TOWARDS IMPROVING TELETACTION IN TELEOPERATION TASKS USING VISION-BASED TACTILE SENSORS

Teletaction, the transmission of tactile feedback or touch, is a crucial aspect in the

field of teleoperation. High-quality teletaction feedback allows users to remotely manipulate

objects and increase the quality of the human-machine interface between the operator and

the robot, making complex manipulation tasks possible. Advances in the field of teletaction

for teleoperation however, have yet to make full use of the high-resolution 3D data provided

by modern vision-based tactile sensors. Existing solutions for teletaction lack in one or more

areas of form or function, such as fidelity or hardware footprint. In this thesis, we showcase

our research into a low-cost teletaction device for teleoperation that can utilize the real-time

high-resolution tactile information from vision-based tactile sensors, through both physical

3D surface reconstruction and shear displacement. We present our device, the Feelit, which

uses a combination of a pin-based shape display and compliant mechanisms to accomplish

this task. The pin-based shape display utilizes an array of 24 servomotors with miniature

Bowden cables, giving the device a resolution of 6x4 pins in a 15x10 mm display footprint.

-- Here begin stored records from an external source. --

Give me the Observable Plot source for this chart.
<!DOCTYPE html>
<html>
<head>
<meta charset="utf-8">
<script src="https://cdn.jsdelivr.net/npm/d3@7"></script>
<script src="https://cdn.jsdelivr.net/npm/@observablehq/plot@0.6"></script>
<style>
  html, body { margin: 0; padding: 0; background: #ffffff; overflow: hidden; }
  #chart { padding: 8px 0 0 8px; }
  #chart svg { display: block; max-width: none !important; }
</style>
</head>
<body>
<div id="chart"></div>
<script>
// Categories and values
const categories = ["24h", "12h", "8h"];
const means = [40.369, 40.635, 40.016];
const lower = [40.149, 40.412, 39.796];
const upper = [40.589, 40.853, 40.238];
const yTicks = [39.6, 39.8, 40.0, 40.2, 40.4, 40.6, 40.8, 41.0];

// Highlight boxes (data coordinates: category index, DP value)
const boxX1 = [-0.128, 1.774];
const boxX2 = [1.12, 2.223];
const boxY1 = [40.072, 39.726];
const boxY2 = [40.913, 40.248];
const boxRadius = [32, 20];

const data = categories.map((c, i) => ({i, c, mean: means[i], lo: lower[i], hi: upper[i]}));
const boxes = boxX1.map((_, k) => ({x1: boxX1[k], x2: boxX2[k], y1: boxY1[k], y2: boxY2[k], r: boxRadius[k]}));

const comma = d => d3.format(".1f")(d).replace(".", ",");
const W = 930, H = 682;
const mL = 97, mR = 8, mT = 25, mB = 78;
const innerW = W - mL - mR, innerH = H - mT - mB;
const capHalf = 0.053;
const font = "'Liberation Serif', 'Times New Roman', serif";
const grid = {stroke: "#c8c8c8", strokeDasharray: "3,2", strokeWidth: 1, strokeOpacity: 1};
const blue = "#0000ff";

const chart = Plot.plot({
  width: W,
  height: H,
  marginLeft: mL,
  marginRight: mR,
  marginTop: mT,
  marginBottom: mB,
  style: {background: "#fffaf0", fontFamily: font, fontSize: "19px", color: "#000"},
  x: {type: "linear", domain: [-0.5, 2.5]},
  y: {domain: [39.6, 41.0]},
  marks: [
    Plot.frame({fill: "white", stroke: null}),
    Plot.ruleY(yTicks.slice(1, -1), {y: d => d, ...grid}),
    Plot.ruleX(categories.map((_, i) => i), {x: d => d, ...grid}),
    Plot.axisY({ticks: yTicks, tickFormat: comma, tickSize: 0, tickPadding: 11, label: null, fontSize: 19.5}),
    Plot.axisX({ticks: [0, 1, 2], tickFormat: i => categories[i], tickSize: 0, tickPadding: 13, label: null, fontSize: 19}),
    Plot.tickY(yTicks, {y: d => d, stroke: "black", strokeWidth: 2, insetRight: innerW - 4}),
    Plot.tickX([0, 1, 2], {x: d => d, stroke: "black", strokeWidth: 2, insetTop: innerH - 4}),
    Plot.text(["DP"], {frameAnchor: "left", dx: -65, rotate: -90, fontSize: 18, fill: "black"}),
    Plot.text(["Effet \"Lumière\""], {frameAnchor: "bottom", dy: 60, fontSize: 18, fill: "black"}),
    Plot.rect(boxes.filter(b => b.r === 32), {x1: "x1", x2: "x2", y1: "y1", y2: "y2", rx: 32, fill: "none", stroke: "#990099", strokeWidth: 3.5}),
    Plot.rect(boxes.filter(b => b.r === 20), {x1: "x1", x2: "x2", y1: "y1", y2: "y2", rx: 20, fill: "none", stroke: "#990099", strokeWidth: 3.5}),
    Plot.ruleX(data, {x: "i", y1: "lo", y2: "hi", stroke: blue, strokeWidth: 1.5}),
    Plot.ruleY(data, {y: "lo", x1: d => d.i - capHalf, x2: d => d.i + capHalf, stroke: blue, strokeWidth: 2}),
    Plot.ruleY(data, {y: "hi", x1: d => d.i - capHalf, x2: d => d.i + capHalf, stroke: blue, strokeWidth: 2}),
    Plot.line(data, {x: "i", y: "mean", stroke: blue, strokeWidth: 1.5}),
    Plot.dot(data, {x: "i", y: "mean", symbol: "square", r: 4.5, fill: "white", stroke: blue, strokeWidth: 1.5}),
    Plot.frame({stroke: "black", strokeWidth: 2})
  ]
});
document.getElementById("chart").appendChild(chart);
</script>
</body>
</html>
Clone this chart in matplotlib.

Each pin can actuate up to 3 mm in 200 ms, while providing 80 N of force and 3 um of

depth resolution. Shear displacement and rotation is achieved using a compliant mechanism

design, allowing a minimum of 1 mm displacement laterally and 10 degrees of rotation. This

real-time 3D tactile reconstruction is achieved with the use of a vision-based tactile sensor,

the GelSight, along with an algorithm that samples the depth data and marker tracking to

generate actuator commands. With our device we perform a series of experiments including

shape recognition and relative weight identification, showing that our device has the potential

to expand teletaction capabilities in the teleoperation space.